The authors assessed US physicians' attitudes and perceptions regarding potential human papillomavirus vaccination of males in a random sample of 2,714 pediatricians and family practitioners identified in administrative claims of a US health plan as HPV vaccinators of females.
Of the 595 pediatricians and 499 family practitioners who participated, most said they would recommend HPV vaccination to males ages 11-12 (63.9 percent), 13-18 (93.4 percent), and 19-26 (92.7 percent) years. Physicians agreed that males should be vaccinated to prevent transmission of genital and anal warts (52.9 percent strongly, 36.0 percent somewhat) and to protect females from cervical cancer (75.3 percent strongly, 20.8 percent somewhat). Respondents agreed that an HPV vaccine recommendation for males would increase opportunities to discuss sexual health with adolescent male patients (58.7 percent strongly and 35.3 percent somewhat). Most did not strongly agree (15.4 percent strongly, vs. 45.4 percent somewhat) that parents of adolescent males would be interested in HPV vaccination for males, that a gender-neutral HPV vaccine recommendation would boost acceptance by adolescent females and their parents (19.6 percent strongly, 42.0 percent somewhat), or that a gender-neutral recommendation would improve current female vaccination rates (10.4 percent strongly, 26.0 percent somewhat).
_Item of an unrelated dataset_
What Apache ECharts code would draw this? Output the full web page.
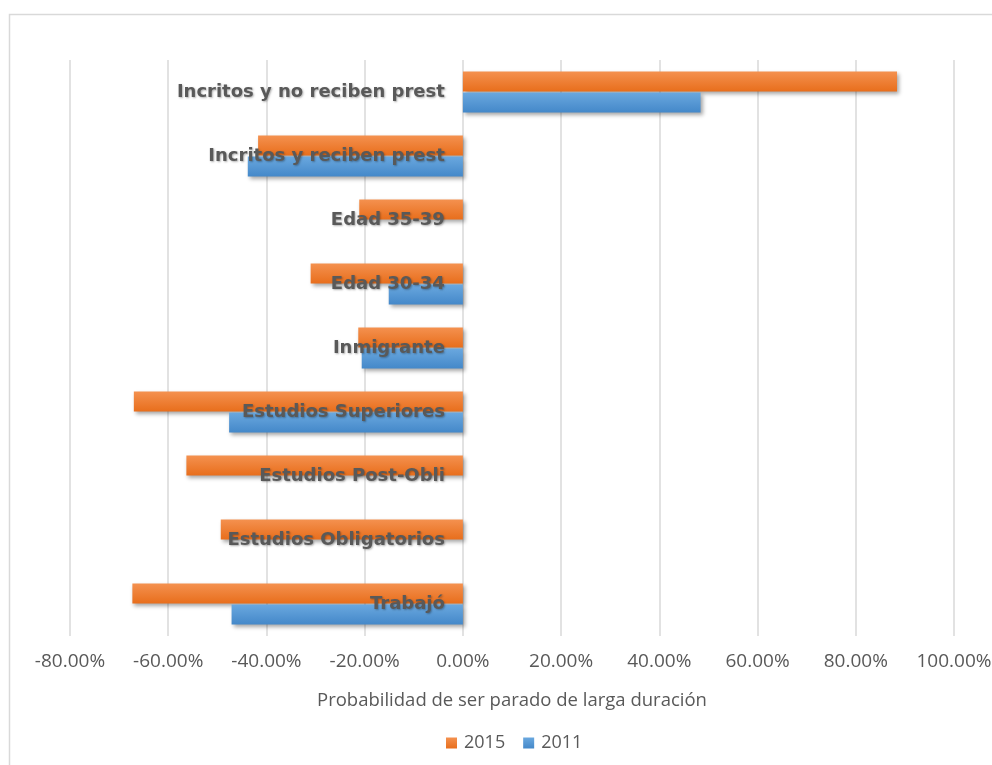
<!DOCTYPE html>
<html>
<head>
<meta charset="utf-8">
<script src="https://cdn.jsdelivr.net/npm/echarts@6/dist/echarts.min.js"></script>
<style>
html,body{margin:0;padding:0;background:#fff;}
#chart{width:992px;height:765px;}
</style>
</head>
<body>
<div id="chart"></div>
<script>
const categories = ['Trabajó','Estudios Obligatorios','Estudios Post-Obli','Estudios Superiores','Inmigrante','Edad 30-34','Edad 35-39','Incritos y reciben prest','Incritos y no reciben prest'];
const series2015 = [-67.3, -49.3, -56.3, -67.0, -21.3, -31.0, -21.1, -41.7, 88.4];
const series2011 = [-47.1, null, null, -47.6, -20.6, -15.1, null, -43.8, 48.4];
const seriesNames = ['2015', '2011'];
const xMin = -80, xMax = 100, xStep = 20;

const W = 992, gridLeft = 70, gridRight = 38;
const gridWidth = W - gridLeft - gridRight;
// place the category axis at value 0 of the value axis
const zeroOffset = -((0 - xMin) / (xMax - xMin)) * gridWidth;

const chart = echarts.init(document.getElementById('chart'));
const grad = (a, b) => new echarts.graphic.LinearGradient(0, 0, 0, 1, [{offset:0,color:a},{offset:1,color:b}]);
const shadow = {shadowColor:'rgba(0,0,0,0.35)', shadowBlur:4, shadowOffsetX:2, shadowOffsetY:2};

chart.setOption({
  animation: false,
  backgroundColor: '#fff',
  graphic: [{
    type: 'rect', left: 7, top: 12, z: -10,
    shape: {width: 1000, height: 800},
    style: {fill: 'none', stroke: '#d9d9d9', lineWidth: 1.5}
  }],
  legend: {
    data: seriesNames,
    top: 729, left: 441,
    itemWidth: 11, itemHeight: 11, itemGap: 18,
    icon: 'rect',
    textStyle: {color: '#595959', fontSize: 18, fontFamily: 'Open Sans', padding: [0, 0, 0, 2]}
  },
  grid: {left: gridLeft, right: gridRight, top: 60, bottom: 129, containLabel: false, outerBoundsMode: 'none'},
  xAxis: {
    type: 'value', min: xMin, max: xMax, interval: xStep,
    name: 'Probabilidad de ser parado de larga duración',
    nameLocation: 'middle', nameGap: 55,
    nameTextStyle: {color: '#595959', fontSize: 18.5, fontFamily: 'Open Sans'},
    axisLine: {show: false}, axisTick: {show: false},
    axisLabel: {color: '#595959', fontSize: 19, fontFamily: 'Open Sans', margin: 16,
      formatter: v => v.toFixed(2) + '%'},
    splitLine: {show: true, lineStyle: {color: '#d9d9d9', width: 1.5}}
  },
  yAxis: {
    type: 'category', data: categories, z: 5,
    position: 'left', offset: zeroOffset,
    axisLine: {show: false, onZero: false},
    axisTick: {show: false},
    splitLine: {show: false},
    axisLabel: {color: '#595959', fontSize: 18, fontWeight: 'bold', fontFamily: 'DejaVu Sans', margin: 18,
      textShadowColor: 'rgba(0,0,0,0.3)', textShadowBlur: 2, textShadowOffsetX: 1, textShadowOffsetY: 1}
  },
  series: [
    {name: '2015', type: 'bar', data: series2015, barWidth: 20, barGap: '5%',
     itemStyle: Object.assign({color: grad('#F4914F', '#E86E1C')}, shadow)},
    {name: '2011', type: 'bar', data: series2011, barWidth: 20, barGap: '5%',
     itemStyle: Object.assign({color: grad('#6AA8DF', '#4488C9')}, shadow)}
  ]
});
</script>
</body>
</html>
"Physicians who currently vaccinate females against HPV supported the concept of vaccinating males for its benefits for both sexes. They agreed that a gender-neutral HPV vaccination recommendation would be appropriate with regard to public health and believed that it would increase opportunities for sexual health discussions, but were less sure that such a recommendation would change patient or parental attitudes toward HPV vaccination or improve current HPV vaccination efforts," the authors concluded.